Kerr had a breath alcohol reading of 571 micrograms of alcohol per litre of breath. The legal limit is 400 micrograms.
Today, Pauli's mother, father, younger brother and younger sister sobbed as Judge Fraser read parts of their victim impact statements.
He said the pain the family carried was indescribable but they had prayed to God to forgive Kerr.
Pauli's mother's statement said: "If you are given a jail sentence it's good, but you can come out and move on with your life. We will never have the luxury of seeing our son again."
In sentencing, Judge Fraser took into account Kerr's remorse for killing the teenager and the fact he wanted to take part in the restorative justice programme - something the Pauli family have rejected because it was "too difficult to contemplate".
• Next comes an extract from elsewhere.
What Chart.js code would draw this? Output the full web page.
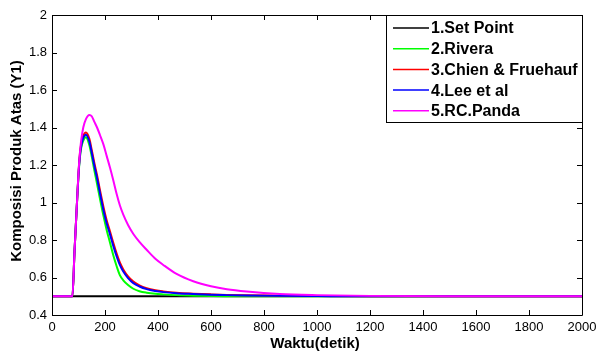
<!DOCTYPE html>
<html>
<head>
<meta charset="utf-8">
<script src="https://cdn.jsdelivr.net/npm/chart.js@4/dist/chart.umd.min.js"></script>
<style>
html,body{margin:0;padding:0;background:#fff;}
#wrap{width:598px;height:351px;position:relative;}
</style>
</head>
<body>
<div id="wrap"><canvas id="c" width="598" height="351"></canvas></div>
<script>
// Time axis (detik)
const times = [0, 77, 85, 95, 100, 105, 110, 118, 128, 141, 150, 160, 170, 181, 194, 206, 219, 231, 244, 256, 269, 287, 307, 330, 357, 390, 420, 470, 533, 600, 660, 735, 860, 1000, 1200, 1500, 2000];

const setPoint = [0.5, 0.5, 0.5, 0.5, 0.5, 0.5, 0.5, 0.5, 0.5, 0.5, 0.5, 0.5, 0.5, 0.5, 0.5, 0.5, 0.5, 0.5, 0.5, 0.5, 0.5, 0.5, 0.5, 0.5, 0.5, 0.5, 0.5, 0.5, 0.5, 0.5, 0.5, 0.5, 0.5, 0.5, 0.5, 0.5, 0.5];

const rivera = [0.5, 0.5, 0.74, 1.02, 1.145, 1.235, 1.29, 1.33, 1.348, 1.305, 1.245, 1.17, 1.10, 1.02, 0.93, 0.855, 0.785, 0.72, 0.66, 0.613, 0.585, 0.56, 0.54, 0.527, 0.519, 0.513, 0.51, 0.506, 0.503, 0.501, 0.5, 0.5, 0.5, 0.5, 0.5, 0.5, 0.5];

const chien = [0.5, 0.5, 0.74, 1.02, 1.155, 1.255, 1.31, 1.355, 1.373, 1.34, 1.28, 1.21, 1.145, 1.066, 0.978, 0.907, 0.845, 0.786, 0.727, 0.68, 0.643, 0.606, 0.578, 0.558, 0.543, 0.532, 0.526, 0.519, 0.514, 0.51, 0.507, 0.505, 0.503, 0.501, 0.5, 0.5, 0.5];

const lee = [0.5, 0.5, 0.74, 1.02, 1.15, 1.245, 1.30, 1.345, 1.362, 1.325, 1.265, 1.195, 1.13, 1.05, 0.96, 0.89, 0.83, 0.77, 0.712, 0.667, 0.632, 0.597, 0.57, 0.552, 0.538, 0.528, 0.522, 0.516, 0.512, 0.508, 0.506, 0.504, 0.502, 0.501, 0.5, 0.5, 0.5];

const panda = [0.5, 0.5, 0.74, 1.02, 1.16, 1.26, 1.33, 1.40, 1.445, 1.467, 1.46, 1.43, 1.40, 1.36, 1.31, 1.25, 1.185, 1.12, 1.045, 0.985, 0.935, 0.88, 0.832, 0.79, 0.748, 0.70, 0.667, 0.619, 0.58, 0.553, 0.537, 0.525, 0.512, 0.506, 0.502, 0.5, 0.5];

const seriesLabels = ['1.Set Point', '2.Rivera', '3.Chien & Fruehauf', '4.Lee et al', '5.RC.Panda'];
const seriesColors = ['#000000', '#00ff00', '#ff0000', '#0000ff', '#ff00ff'];
const seriesValues = [setPoint, rivera, chien, lee, panda];

const xTicks = [0, 200, 400, 600, 800, 1000, 1200, 1400, 1600, 1800, 2000];
const yTicks = [0.4, 0.6, 0.8, 1, 1.2, 1.4, 1.6, 1.8, 2];

const xTitle = 'Waktu(detik)';
const yTitle = 'Komposisi Produk Atas (Y1)';

function pts(vals){ return times.map((t,i)=>({x:t, y:vals[i]})); }

const datasets = seriesValues.map((v,i)=>({
  label: seriesLabels[i],
  data: pts(v),
  borderColor: seriesColors[i],
  backgroundColor: seriesColors[i],
  borderWidth: 2,
  pointRadius: 0,
  fill: false,
  cubicInterpolationMode: 'monotone',
  order: 10 - i
}));

const framePlugin = {
  id: 'frame',
  afterDatasetsDraw(chart){
    const ctx = chart.ctx, a = chart.chartArea;
    const xs = chart.scales.x, ys = chart.scales.y;
    ctx.save();
    ctx.strokeStyle = '#000';
    ctx.lineWidth = 1;
    ctx.beginPath();
    ctx.rect(Math.round(a.left)+0.5, Math.round(a.top)+0.5, Math.round(a.right-a.left), Math.round(a.bottom-a.top));
    ctx.stroke();
    const L = 5;
    ctx.beginPath();
    xTicks.forEach(v=>{
      const px = Math.round(xs.getPixelForValue(v))+0.5;
      ctx.moveTo(px, a.bottom); ctx.lineTo(px, a.bottom-L);
      ctx.moveTo(px, a.top); ctx.lineTo(px, a.top+L);
    });
    yTicks.forEach(v=>{
      const py = Math.round(ys.getPixelForValue(v))+0.5;
      ctx.moveTo(a.left, py); ctx.lineTo(a.left+L, py);
      ctx.moveTo(a.right, py); ctx.lineTo(a.right-L, py);
    });
    ctx.stroke();

    // axis titles
    ctx.fillStyle = '#000';
    ctx.font = 'bold 15px "Liberation Sans", Arial, sans-serif';
    ctx.textAlign = 'center';
    ctx.textBaseline = 'middle';
    ctx.fillText(xTitle, (a.left+a.right)/2 - 2, 344);
    ctx.save();
    ctx.translate(17, 161);
    ctx.rotate(-Math.PI/2);
    ctx.fillText(yTitle, 0, 0);
    ctx.restore();

    // legend box
    const bx = 386.5, by = Math.round(a.top) + 0.5, bw = Math.round(a.right) - 386, bh = 107;
    ctx.fillStyle = '#fff';
    ctx.fillRect(bx, by, bw, bh);
    ctx.strokeStyle = '#000';
    ctx.lineWidth = 1;
    ctx.strokeRect(bx, by, bw, bh);
    ctx.font = 'bold 16px "Liberation Sans", Arial, sans-serif';
    ctx.textAlign = 'left';
    ctx.textBaseline = 'middle';
    chart.data.datasets.forEach((ds,i)=>{
      const yy = 28 + i*20.7;
      ctx.strokeStyle = ds.borderColor;
      ctx.lineWidth = 1.5;
      ctx.beginPath();
      ctx.moveTo(393, yy); ctx.lineTo(429, yy);
      ctx.stroke();
      ctx.fillStyle = '#000';
      ctx.fillText(ds.label, 431, yy+1);
    });
    ctx.restore();
  }
};

new Chart(document.getElementById('c'), {
  type: 'line',
  data: { datasets },
  options: {
    responsive: false,
    animation: false,
    maintainAspectRatio: false,
    layout: { padding: { left: 0, right: 16, top: 15, bottom: 0 } },
    plugins: { legend: { display: false }, tooltip: { enabled: false } },
    scales: {
      x: {
        type: 'linear', min: 0, max: 2000,
        afterBuildTicks(s){ s.ticks = xTicks.map(v=>({value:v})); },
        afterFit(s){ s.height = 36; s.paddingLeft = 0; s.paddingRight = 0; },
        grid: { display: false, drawTicks: false },
        border: { display: false },
        ticks: { color: '#000', padding: 5, maxRotation: 0, autoSkip: false,
          font: { family: '"Liberation Sans", Arial, sans-serif', size: 13 },
          callback: v => String(v) }
      },
      y: {
        type: 'linear', min: 0.4, max: 2,
        afterBuildTicks(s){ s.ticks = yTicks.map(v=>({value:v})); },
        afterFit(s){ s.width = 52; s.paddingTop = 0; s.paddingBottom = 0; },
        grid: { display: false, drawTicks: false },
        border: { display: false },
        ticks: { color: '#000', padding: 5, autoSkip: false,
          font: { family: '"Liberation Sans", Arial, sans-serif', size: 13 },
          callback: v => String(Math.round(v*10)/10) }
      }
    }
  },
  plugins: [framePlugin]
});
</script>
</body>
</html>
Kerr is a recidivist drink driver who had been drinking at his girlfriend's house on the night of the death. He had an argument with her and then got behind the wheel of the vehicle, causing Pauli's death.
Kerr struck Pauli while driving at a speed of 72.46kmh in a 50kmh zone.
Judge Fraser said Kerr's sentence needed to deter drink drivers to prevent such an "absolutely tragic consequence".
"We need to reflect the community's need to be protected from people like yourself who get behind the wheel heavily intoxicated," Judge Fraser said.
He said the death was a tragic loss that no sentence would be able to put right.
"This loss is something [the Pauli family] will live with for the rest of their lives, and the court's heartfelt sympathy is with them."
Judge Fraser acknowledged that Kerr also struggled to come to terms with causing Pauli's death.
"You also wake up in the middle of the night thinking about what happened to Sanele and you stay up for hours," he said.
Judge Fraser said Kerr's time in jail "will be a permanent reminder to you and others touched by this tragedy the horror of drink driving."
Before Kerr was led away, Judge Fraser told him: "This is a chance to take stock of your life and I hope you do that.
Sadly, Sanele doesn't have that chance."
Pauli's family would not speak to the media outside the court, but have previously spoken out about their struggle to cope with the loss of their son, described as "loving, funny and well-behaved".
"It's very sad for me and my family," Fili Pauli, the teen's father, said in December.
"He was my special child, my oldest son, my right hand.
"I am so sad. I'm crying when I go to sleep, I'm crying when I wake up, I'm crying when I drive my car. It's so hard.
This is the family I look after for 17 years, now he's gone."
Fili Pauli said the family had forgiven the driver.
"I'm a Christian. I forgive him. I will leave it up to the police and the courts... I will leave it with God," he said.